Astute reader Lance Elroy wrote to point me to a bit of footage where, in the sixth inning, you can – maybe – see Red Sox catcher Jason Varitek putting pine tar on his fingers. It’s during Manny’s at-bat, the 2nd 3-2 pitch: (“good rip by Manny Ramirez…”) there’s a shot of Varitek in the dugout, and it looks like watching the dugout camera to make sure it’s not on, rubbing his hands…? He certainly looks fishy, but I’m not convinced he was up to anything nefarious: he might be getting ready to be put in with Wakefield out (which he was) — you can see during Drew’s at-bat Varitek’s putting his batting gear on, and he’s on-deck with Crisp up. It seems unlikely that Varitek was tarring his hands that early in the inning, and any advantage is deadened by his at-bat preparations.

It wouldn’t be a new trick, though. Catchers assisting their pitchers in ball-doctoring is a long and time-honored tradition. The pitcher’s under a lot of scrutiny, while their catchers are far freer to scuff or put something on a ball for the pitcher to make use of.

But was he trying to get pine tar onto the ball for Lester’s sake? Even if he was intending to go out on the field with tarred hands, there’s another, more prosaic explanation: Varitek’s not particularly good at throwing out runners (this year, he threw out 24% of opposing runners, putting him in the lower half of AL catchers). Pine tar on the fingers would give him a better grip on the ball making the difficult transfer to through, and help him get the throw off faster.

You’re not supposed to do it. But if you can get away with it and gain an advantage, why not?

Football cheating goodness: Patriots in trouble

I’ve been gleefully following the Patriots-Jets controversy, because it’s interesting and because it brings out interesting contrasts in how the two sports handle this. Here’s Chris Mortensen’s ESPN story.

The summary: the NFL took a camera and a videotape from a Patriots “video assistant” when they thought he was taping signals from the Jets coaches.

For one, there hasn’t been a similar coach-taping controversy in baseball yet, even though the nature of baseball makes it so, so tempting. In football, even if you put people on it, to make use of the information you have to either decode it in-game or hope that it’s still valid when you play them again later in the year.

But in baseball, where the series frequently run three or four games, if you crack a team’s system by videotaping their coaches and analyzing it all night, there might be two, three games left where you can take advantage of that information. And if you don’t, you’ve got another chance at it.

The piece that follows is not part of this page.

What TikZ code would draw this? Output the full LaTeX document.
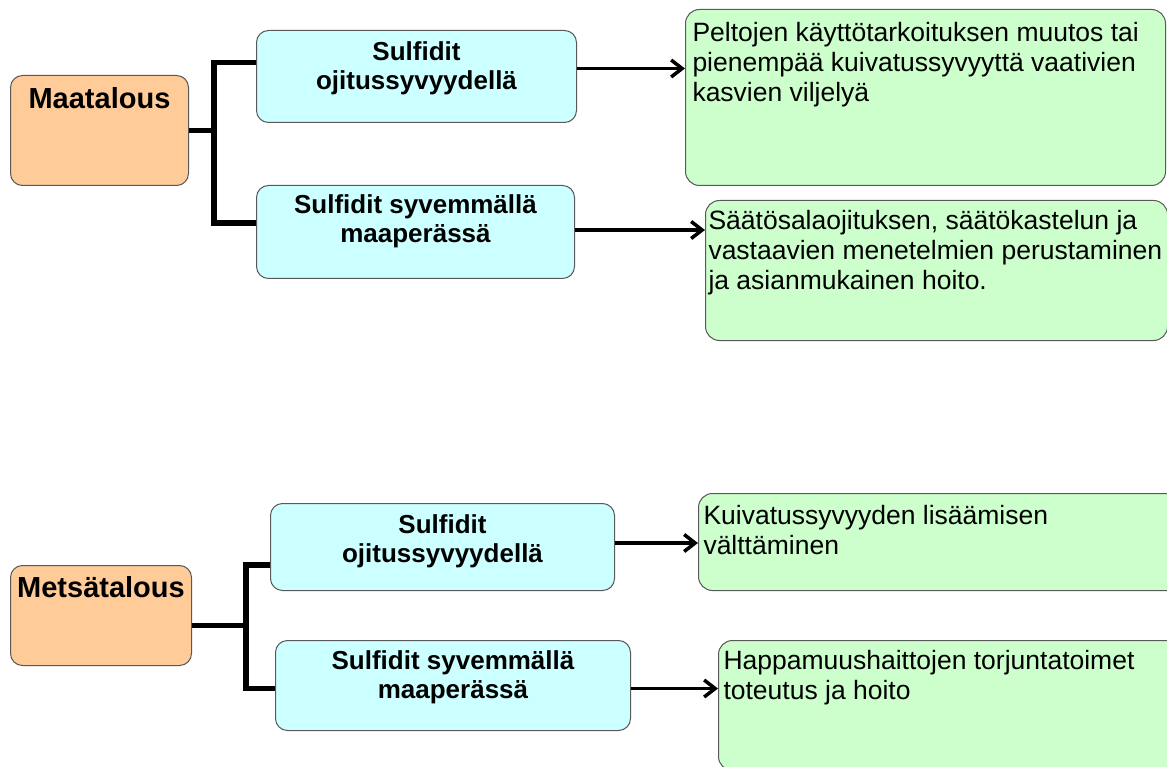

Football seems particularly well-suited to this kind of sign-stealing. In baseball, sign-stealing by the home team can give their batters an advantage for a hundred pitches, but that advantage is not all that huge. We can look at teams known to have been stealing signs and there’s no dramatic increase in their offensive performances.

But in football, where a team might only get to run fifty, sixty plays a game, being able to gain insight into the other team’s plays can be game-changing on that next snap. If you knew that every time the other team’s line coach made a particular sign that they blitzed two men, and you could be prepared for it, that could easily be a first down or six points.

The other interesting contrast is that the league’s anti- this. From the article:

Goodell is considering severe sanctions, including the possibility of docking the Patriots “multiple draft picks” because it is the competitive violation in the wake of a stern warning to all teams since he became commissioner, the sources said.

Baseball doesn’t have a rule, much less a stern warning memo to teams. And when these kind of things are suspected, baseball’s head office likes to investigate – and put the screws to teams – out of the public eye. You rarely even hear about them, and that’s generally only an accusation by an angry player that doesn’t get much play.

Here, we’ve already seen “sources” almost certainly close to the commish talking to the press about what happened, why, leading to reporting like “Sources say the visual evidence confirmed the suspicion”. Compared to the absolute silence MLB manages to enforce from their offices, it’s a huge difference. This is strange to me, because as I understand it, the NFL is way, way more controlling of the rules and regulations of how the game is run and what is and isn’t allowed than MLB. But faced with a controversy, they took action and they’re controlling the story.